[START]
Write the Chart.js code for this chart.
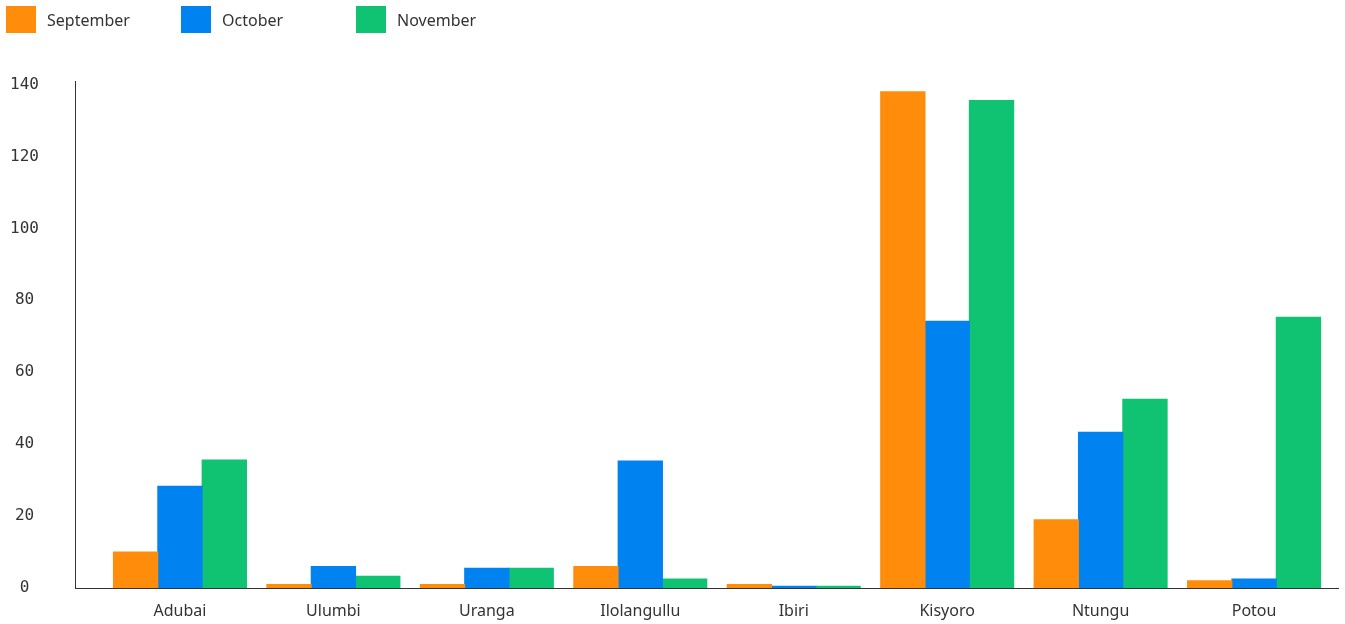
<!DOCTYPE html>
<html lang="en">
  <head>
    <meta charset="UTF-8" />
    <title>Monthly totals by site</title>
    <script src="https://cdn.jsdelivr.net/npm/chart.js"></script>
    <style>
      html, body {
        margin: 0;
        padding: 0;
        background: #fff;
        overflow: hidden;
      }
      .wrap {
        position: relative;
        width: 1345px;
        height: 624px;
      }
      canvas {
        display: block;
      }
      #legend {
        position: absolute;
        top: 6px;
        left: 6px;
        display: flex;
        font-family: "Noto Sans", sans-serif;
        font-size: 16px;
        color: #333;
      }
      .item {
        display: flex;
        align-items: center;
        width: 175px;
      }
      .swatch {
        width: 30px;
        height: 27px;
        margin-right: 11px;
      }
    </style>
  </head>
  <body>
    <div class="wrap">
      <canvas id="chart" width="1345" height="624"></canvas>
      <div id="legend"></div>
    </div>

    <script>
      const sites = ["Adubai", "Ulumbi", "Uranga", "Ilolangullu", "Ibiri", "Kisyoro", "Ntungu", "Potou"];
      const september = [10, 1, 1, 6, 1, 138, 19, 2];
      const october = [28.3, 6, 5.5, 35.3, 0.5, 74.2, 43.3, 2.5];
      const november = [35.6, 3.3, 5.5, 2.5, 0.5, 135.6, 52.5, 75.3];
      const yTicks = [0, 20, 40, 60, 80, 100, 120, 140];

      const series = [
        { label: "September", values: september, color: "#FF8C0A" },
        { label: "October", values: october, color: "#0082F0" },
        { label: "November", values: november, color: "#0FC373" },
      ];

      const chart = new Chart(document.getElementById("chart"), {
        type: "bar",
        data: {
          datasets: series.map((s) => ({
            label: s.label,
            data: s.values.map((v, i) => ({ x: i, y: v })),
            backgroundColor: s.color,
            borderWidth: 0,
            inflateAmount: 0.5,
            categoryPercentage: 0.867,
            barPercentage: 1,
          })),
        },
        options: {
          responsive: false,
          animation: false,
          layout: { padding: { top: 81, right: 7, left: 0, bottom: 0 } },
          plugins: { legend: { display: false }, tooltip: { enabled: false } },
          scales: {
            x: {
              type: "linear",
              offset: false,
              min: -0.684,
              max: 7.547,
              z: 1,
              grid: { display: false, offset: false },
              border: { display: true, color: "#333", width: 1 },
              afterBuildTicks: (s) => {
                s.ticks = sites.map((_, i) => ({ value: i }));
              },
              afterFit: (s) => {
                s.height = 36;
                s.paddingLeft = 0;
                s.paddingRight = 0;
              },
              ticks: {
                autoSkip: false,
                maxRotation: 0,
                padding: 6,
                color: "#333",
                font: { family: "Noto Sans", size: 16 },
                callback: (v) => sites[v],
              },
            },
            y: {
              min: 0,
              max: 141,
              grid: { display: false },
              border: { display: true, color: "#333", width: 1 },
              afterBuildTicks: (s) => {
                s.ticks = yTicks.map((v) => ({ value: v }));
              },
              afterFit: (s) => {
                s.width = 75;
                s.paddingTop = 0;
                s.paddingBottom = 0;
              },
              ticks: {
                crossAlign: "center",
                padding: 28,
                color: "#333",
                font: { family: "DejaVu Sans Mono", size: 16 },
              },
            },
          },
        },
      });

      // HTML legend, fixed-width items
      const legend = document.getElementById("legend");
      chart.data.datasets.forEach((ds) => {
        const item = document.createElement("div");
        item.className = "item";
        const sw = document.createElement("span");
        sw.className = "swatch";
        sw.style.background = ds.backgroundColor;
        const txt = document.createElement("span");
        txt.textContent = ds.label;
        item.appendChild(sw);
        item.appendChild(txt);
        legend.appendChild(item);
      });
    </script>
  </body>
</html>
[END]
Reproduce the full listing faithfully, but do not carry over any pictures.

Write the Chart.js code for this chart.
<!DOCTYPE html>
<html lang="en">
  <head>
    <meta charset="UTF-8" />
    <title>Monthly totals by site</title>
    <script src="https://cdn.jsdelivr.net/npm/chart.js"></script>
    <style>
      html, body {
        margin: 0;
        padding: 0;
        background: #fff;
        overflow: hidden;
      }
      .wrap {
        position: relative;
        width: 1345px;
        height: 624px;
      }
      canvas {
        display: block;
      }
      #legend {
        position: absolute;
        top: 6px;
        left: 6px;
        display: flex;
        font-family: "Noto Sans", sans-serif;
        font-size: 16px;
        color: #333;
      }
      .item {
        display: flex;
        align-items: center;
        width: 175px;
      }
      .swatch {
        width: 30px;
        height: 27px;
        margin-right: 11px;
      }
    </style>
  </head>
  <body>
    <div class="wrap">
      <canvas id="chart" width="1345" height="624"></canvas>
      <div id="legend"></div>
    </div>

    <script>
      const sites = ["Adubai", "Ulumbi", "Uranga", "Ilolangullu", "Ibiri", "Kisyoro", "Ntungu", "Potou"];
      const september = [10, 1, 1, 6, 1, 138, 19, 2];
      const october = [28.3, 6, 5.5, 35.3, 0.5, 74.2, 43.3, 2.5];
      const november = [35.6, 3.3, 5.5, 2.5, 0.5, 135.6, 52.5, 75.3];
      const yTicks = [0, 20, 40, 60, 80, 100, 120, 140];

      const series = [
        { label: "September", values: september, color: "#FF8C0A" },
        { label: "October", values: october, color: "#0082F0" },
        { label: "November", values: november, color: "#0FC373" },
      ];

      const chart = new Chart(document.getElementById("chart"), {
        type: "bar",
        data: {
          datasets: series.map((s) => ({
            label: s.label,
            data: s.values.map((v, i) => ({ x: i, y: v })),
            backgroundColor: s.color,
            borderWidth: 0,
            inflateAmount: 0.5,
            categoryPercentage: 0.867,
            barPercentage: 1,
          })),
        },
        options: {
          responsive: false,
          animation: false,
          layout: { padding: { top: 81, right: 7, left: 0, bottom: 0 } },
          plugins: { legend: { display: false }, tooltip: { enabled: false } },
          scales: {
            x: {
              type: "linear",
              offset: false,
              min: -0.684,
              max: 7.547,
              z: 1,
              grid: { display: false, offset: false },
              border: { display: true, color: "#333", width: 1 },
              afterBuildTicks: (s) => {
                s.ticks = sites.map((_, i) => ({ value: i }));
              },
              afterFit: (s) => {
                s.height = 36;
                s.paddingLeft = 0;
                s.paddingRight = 0;
              },
              ticks: {
                autoSkip: false,
                maxRotation: 0,
                padding: 6,
                color: "#333",
                font: { family: "Noto Sans", size: 16 },
                callback: (v) => sites[v],
              },
            },
            y: {
              min: 0,
              max: 141,
              grid: { display: false },
              border: { display: true, color: "#333", width: 1 },
              afterBuildTicks: (s) => {
                s.ticks = yTicks.map((v) => ({ value: v }));
              },
              afterFit: (s) => {
                s.width = 75;
                s.paddingTop = 0;
                s.paddingBottom = 0;
              },
              ticks: {
                crossAlign: "center",
                padding: 28,
                color: "#333",
                font: { family: "DejaVu Sans Mono", size: 16 },
              },
            },
          },
        },
      });

      // HTML legend, fixed-width items
      const legend = document.getElementById("legend");
      chart.data.datasets.forEach((ds) => {
        const item = document.createElement("div");
        item.className = "item";
        const sw = document.createElement("span");
        sw.className = "swatch";
        sw.style.background = ds.backgroundColor;
        const txt = document.createElement("span");
        txt.textContent = ds.label;
        item.appendChild(sw);
        item.appendChild(txt);
        legend.appendChild(item);
      });
    </script>
  </body>
</html>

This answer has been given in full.